Take the lines from the top down to and including the one with "from matplotlib.patches import Patch" and repeat them exactly. Omit images.
* BEGIN DATA EXCERPT *
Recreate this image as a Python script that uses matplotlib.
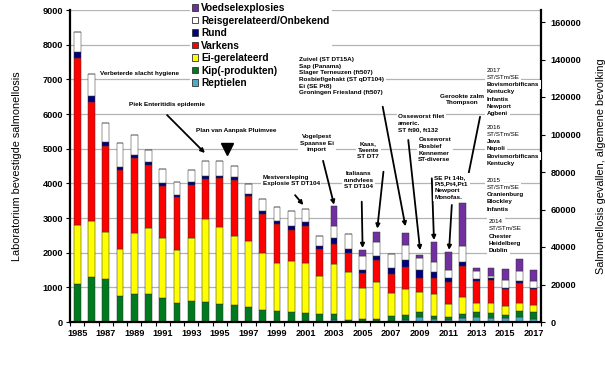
import numpy as np
import matplotlib
matplotlib.use('Agg')
import matplotlib.pyplot as plt
from matplotlib.patches import Patch

plt.rcParams['font.family'] = ['Liberation Sans', 'DejaVu Sans']
plt.rcParams['font.weight'] = 'bold'

years = np.arange(1985, 2018)

# segmenten per jaar (onder -> boven)
reptielen = [0, 0, 0, 0, 0, 0, 0, 0, 0, 0, 0, 0, 0, 0, 0, 0, 30, 0, 60, 0, 0, 40, 30,
             70, 150, 90, 65, 120, 140, 120, 110, 135, 95]
kip = [1090, 1310, 1230, 750, 810, 820, 690, 550, 605, 585, 530, 480, 430, 345, 315, 290,
       240, 230, 160, 60, 75, 55, 145, 130, 125, 90, 80, 105, 160, 150, 100, 175, 195]
ei = [1720, 1610, 1370, 1365, 1765, 1900, 1730, 1535, 1825, 2375, 2220, 2010, 1915, 1655,
      1385, 1480, 1420, 1100, 1450, 1390, 895, 1070, 670, 765, 590, 620, 375, 495, 250,
      270, 250, 250, 200]
varkens = [4815, 3440, 2490, 2260, 2155, 1820, 1510, 1510, 1510, 1175, 1415, 1615, 1280,
           1105, 1115, 875, 1080, 765, 570, 550, 445, 625, 540, 620, 405, 470, 630, 895,
           630, 680, 480, 575, 450]
rund = [165, 160, 100, 105, 100, 75, 90, 55, 90, 75, 55, 75, 55, 85, 105, 125, 115, 105,
        175, 115, 95, 115, 185, 205, 230, 180, 105, 125, 55, 60, 40, 55, 30]
reis = [585, 625, 540, 670, 555, 355, 380, 380, 345, 435, 415, 330, 290, 350, 390, 430,
        365, 270, 355, 415, 395, 395, 390, 430, 350, 295, 245, 465, 250, 60, 230, 290, 220]
voedsel = [0, 0, 0, 0, 0, 0, 0, 0, 0, 0, 0, 0, 0, 0, 0, 0, 0, 0, 575, 0, 180, 285, 0,
           350, 70, 555, 525, 1225, 70, 210, 330, 330, 310]

series = [
    ('Reptielen', reptielen, '#4BACC6'),
    ('Kip(-produkten)', kip, '#007A1E'),
    ('Ei-gerelateerd', ei, '#FFFF00'),
    ('Varkens', varkens, '#FF0000'),
    ('Rund', rund, '#000080'),
    ('Reisgerelateerd/Onbekend', reis, '#FFFFFF'),
    ('Voedselexplosies', voedsel, '#7030A0'),
]

# tekst-annotaties: (x, y, tekst, ha)
notes = [
    (1986.6, 7180, 'Verbeterde slacht hygiene', 'left'),
    (1988.6, 6260, 'Piek Enteritidis epidemie', 'left'),
    (1993.3, 5510, 'Plan van Aanpak Pluimvee', 'left'),
    (1998.0, 4080, 'Mestversleping\nExplosie ST DT104', 'left'),
    (2000.55, 7090, 'Zuivel (ST DT15A)\nSap (Panama)\nSlager Terneuzen (ft507)\n'
                    'Rosbief/gehakt (ST qDT104)\nEi (SE Pt8)\nGroningen Friesland (ft507)', 'left'),
    (2001.8, 5160, 'Vogelpest\nSpaanse Ei\nimport', 'center'),
    (2004.7, 4090, 'Italiaans\nrundvlees\nST DT104', 'center'),
    (2005.4, 4960, 'Kaas,\nTwente\nST DT7', 'center'),
    (2007.5, 5740, 'Osseworst filet\nameric.\nST ft90, ft132', 'left'),
    (2008.9, 4970, 'Osseworst\nRosbief\nKennemer\nST-diverse', 'left'),
    (2010.03, 3885, 'SE Pt 14b,\nPt5,Pt4,Pt1\nNewport\nMonofas.', 'left'),
    (2012.0, 6420, 'Gerookte zalm\nThompson', 'center'),
]

# pijlen: (start x, start y, jaar, x-verschuiving kop, hoogte boven staaf)
arrows = [
    (1991.3, 5970, 1994, -0.05, 230),
    (2000.27, 3660, 2001, -0.15, 125),
    (2006.41, 6210, 2008, 0.0, 190),
    (2002.23, 4650, 2003, 0.0, 40),
    (2004.94, 3470, 2005, 0.0, 50),
    (2006.46, 4335, 2006, 0.03, 110),
    (2008.2, 5250, 2009, 0.03, 150),
    (2009.85, 4145, 2010, 0.0, 65),
    (2011.25, 3375, 2011, 0.06, 55),
    (2013.23, 5920, 2012, 0.06, 100),
]

# serotype-blokken rechts: (x, y bovenste regel, regels)
blocks = [
    (2013.7, 7268, ['2017', 'ST/STm/SE', 'Bovismorbificans', 'Kentucky', 'Infantis', 'Newport', 'Agbeni']),
    (2013.7, 5624, ['2016', 'ST/STm/SE', 'Java', 'Napoli', 'Bovismorbificans', 'Kentucky']),
    (2013.7, 4096, ['2015', 'ST/STm/SE', 'Oranienburg', 'Blockley', 'Infantis']),
    (2013.86, 2893, ['2014', 'ST/STm/SE', 'Chester', 'Heidelberg', 'Dublin']),
]

fig = plt.figure(figsize=(6.05, 3.8), dpi=100)
ax = fig.add_axes([70 / 605, 58 / 380, 471 / 605, 312 / 380])

bottom = np.zeros(len(years))
for name, vals, col in series:
    vals = np.array(vals, dtype=float)
    ax.bar(years, vals, bottom=bottom, width=0.48, color=col, edgecolor='#333333',
           linewidth=0.35, zorder=2)
    bottom += vals
totals = bottom

ax.set_xlim(1984.5, 2017.5)
ax.set_ylim(0, 9000)
ax.set_yticks(np.arange(0, 9001, 1000))
ax.yaxis.grid(True, color='#B4B4B4', linewidth=0.9, zorder=0)
ax.set_axisbelow(True)
ax.set_xticks(years[::2])
ax.set_xticks(np.arange(1984.5, 2018, 1), minor=True)
ax.tick_params(axis='x', which='major', length=0, pad=5, labelsize=6.6)
ax.tick_params(axis='x', which='minor', length=3, width=0.8)
ax.tick_params(axis='y', length=3, width=0.8, pad=2, labelsize=6.6)
for s in ['left', 'bottom']:
    ax.spines[s].set_linewidth(1.6)
ax.spines['top'].set_visible(False)
ax.spines['right'].set_visible(False)
ax.set_ylabel('Laboratorium bevestigde salmonellosis', fontsize=7.8)
ax.yaxis.set_label_coords(-0.102, 0.5)

ax2 = ax.twinx()
ax2.set_ylim(0, 166400)
ax2.set_yticks(np.arange(0, 160001, 20000))
ax2.tick_params(axis='y', length=3, width=0.8, pad=4, labelsize=6.6)
ax2.spines['right'].set_linewidth(1.6)
for s in ['left', 'top', 'bottom']:
    ax2.spines[s].set_visible(False)
ax2.set_ylabel('Salmonellosis gevallen, algemene bevolking', fontsize=7.8)
ax2.yaxis.set_label_coords(1.117, 0.5)

# legenda eerst, teksten erboven
handles = [Patch(facecolor=col, edgecolor='#333333', linewidth=0.6, label=name)
           for name, vals, col in series[::-1]]
leg = ax2.legend(handles=handles, loc='upper left', bbox_to_anchor=(190 / 605, 1 - 1 / 380),
                 bbox_transform=fig.transFigure,
                 fontsize=7.3, frameon=True, handlelength=0.6, handleheight=0.6,
                 handletextpad=0.3, labelspacing=0.25, borderpad=0.2, borderaxespad=0)
leg.get_frame().set_facecolor('white')
leg.get_frame().set_edgecolor('none')
leg.get_frame().set_alpha(1)
leg.set_zorder(1)

box = dict(facecolor='white', edgecolor='none', pad=1.2)
for x, y, txt, ha in notes:
    ax2.text(x, y * 166400 / 9000, txt, ha=ha, va='center', fontsize=4.6, linespacing=1.4,
             bbox=box, zorder=4)

for x0, y0, yr, dx, dy in arrows:
    i = yr - years[0]
    ax.annotate('', xy=(yr + dx, totals[i] + dy), xytext=(x0, y0),
                arrowprops=dict(arrowstyle='-|>', color='black', lw=1.3,
                                mutation_scale=6, shrinkA=0, shrinkB=0), zorder=5)

ax.plot([1995.5], [4990], marker='v', color='black', markersize=8, zorder=5)

for x, ytop, lines in blocks:
    for k, line in enumerate(lines):
        ax2.text(x, (ytop - k * 210) * 166400 / 9000, line, ha='left', va='center',
                 fontsize=4.5, fontweight='normal' if k < 2 else 'bold', bbox=box, zorder=4)

fig.savefig('out.png', dpi=100)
* END DATA EXCERPT *
▸ **RESULT BELOW**
Recreate this image as a Python script that uses matplotlib.
import numpy as np
import matplotlib
matplotlib.use('Agg')
import matplotlib.pyplot as plt
from matplotlib.patches import Patch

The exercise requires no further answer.